"""

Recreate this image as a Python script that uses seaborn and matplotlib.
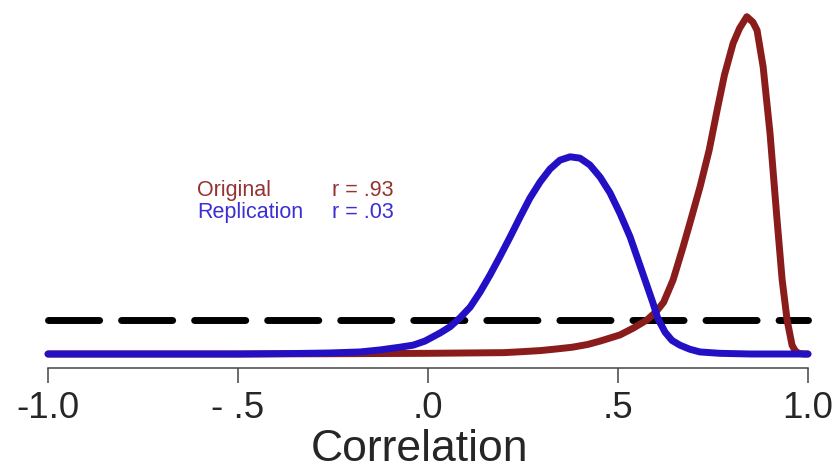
import pandas as pd
import seaborn as sns
import matplotlib.pyplot as plt

# === Curves (correlation vs density) ===
orig_r = [-1.0, -0.5, -0.2, 0.0, 0.1, 0.2, 0.25, 0.295, 0.34, 0.38, 0.42, 0.453, 0.505,
          0.54, 0.576, 0.60, 0.62, 0.645, 0.671, 0.69, 0.716, 0.74, 0.761, 0.78, 0.803,
          0.82, 0.839, 0.855, 0.866, 0.882, 0.90, 0.918, 0.932, 0.945, 0.958, 0.966,
          0.975, 0.99, 1.0]
orig_dens = [0.0, 0.0, 0.005, 0.01, 0.015, 0.02, 0.035, 0.05, 0.075, 0.10, 0.14, 0.19, 0.28,
             0.38, 0.50, 0.62, 0.76, 1.09, 1.57, 1.94, 2.46, 3.00, 3.59, 4.10, 4.57,
             4.79, 4.96, 4.88, 4.76, 4.22, 3.25, 2.01, 1.09, 0.50, 0.13, 0.05,
             0.01, 0.0, 0.0]

repl_r = [-1.0, -0.5, -0.34, -0.26, -0.179, -0.126, -0.074, -0.039, -0.008, 0.032,
          0.058, 0.084, 0.111, 0.137, 0.163, 0.189, 0.216, 0.242, 0.268, 0.295,
          0.321, 0.347, 0.374, 0.40, 0.426, 0.453, 0.479, 0.505, 0.532, 0.558,
          0.571, 0.592, 0.605, 0.624, 0.642, 0.663, 0.689, 0.716, 0.768, 0.85, 1.0]
repl_dens = [0.0, 0.0, 0.008, 0.015, 0.03, 0.06, 0.10, 0.13, 0.19, 0.31,
             0.40, 0.53, 0.69, 0.91, 1.16, 1.43, 1.72, 2.01, 2.29, 2.53,
             2.72, 2.85, 2.90, 2.88, 2.78, 2.60, 2.37, 2.07, 1.72, 1.30,
             1.09, 0.75, 0.52, 0.32, 0.20, 0.13, 0.07, 0.03, 0.01, 0.0, 0.0]

prior_r = [-1.0, 1.0]
prior_dens = [0.5, 0.5]

tick_vals = [-1.0, -0.5, 0.0, 0.5, 1.0]
tick_labels = ["-1.0", "- .5", ".0", ".5", "1.0"]

RED = "#8b1c1c"
BLUE = "#2410c4"

sns.set_style("white")
plt.rcParams['font.family'] = ['Liberation Sans', 'DejaVu Sans']

fig = plt.figure(figsize=(8.39, 4.74), dpi=100)
ax = fig.add_axes([0, 106 / 474, 1, 368 / 474])

orig = pd.DataFrame({'r': orig_r, 'dens': orig_dens})
repl = pd.DataFrame({'r': repl_r, 'dens': repl_dens})
prior = pd.DataFrame({'r': prior_r, 'dens': prior_dens})

sns.lineplot(data=prior, x='r', y='dens', ax=ax, color='black', lw=5,
             linestyle=(0, (7.36, 3.16)), estimator=None)
ax.lines[-1].set_dash_capstyle('round')
for df, col in [(orig, RED), (repl, BLUE)]:
    sns.lineplot(data=df, x='r', y='dens', ax=ax, color=col, lw=5, estimator=None)
    ax.lines[-1].set_solid_capstyle('round')
    ax.lines[-1].set_solid_joinstyle('round')

ax.set_xlim(-1 - 48 / 380, -1 - 48 / 380 + 839 / 380)
ax.set_ylim(-14 / 68, 354 / 68)

for s in ['top', 'right', 'left']:
    ax.spines[s].set_visible(False)
ax.spines['bottom'].set_bounds(-1, 1)
ax.spines['bottom'].set_color('#444444')
ax.spines['bottom'].set_linewidth(1.1)

ax.set_yticks([])
ax.set_xticks(tick_vals)
ax.set_xticklabels(tick_labels)
ax.tick_params(axis='x', direction='out', length=10.8, width=1.1, color='#444444',
               labelsize=26.5, pad=6, bottom=True)
ax.set_xlabel("Correlation", fontsize=32, labelpad=2)
ax.set_ylabel("")

fig.text(197 / 839, 1 - 196 / 474, "Original", color="#963232", fontsize=15.5, va='baseline')
fig.text(332 / 839, 1 - 196 / 474, "r = .93", color="#963232", fontsize=15.5, va='baseline')
fig.text(197 / 839, 1 - 218 / 474, "Replication", color="#3b2fd4", fontsize=15.5, va='baseline')
fig.text(332 / 839, 1 - 218 / 474, "r = .03", color="#3b2fd4", fontsize=15.5, va='baseline')

fig.savefig("out.png", dpi=100)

"""

• What the exercise asks: Write out, word for word, the lines from the start of the data through the one holding "import matplotlib.pyplot as plt". Omit pictures.

• Complete response:
Recreate this image as a Python script that uses seaborn and matplotlib.
import pandas as pd
import seaborn as sns
import matplotlib.pyplot as plt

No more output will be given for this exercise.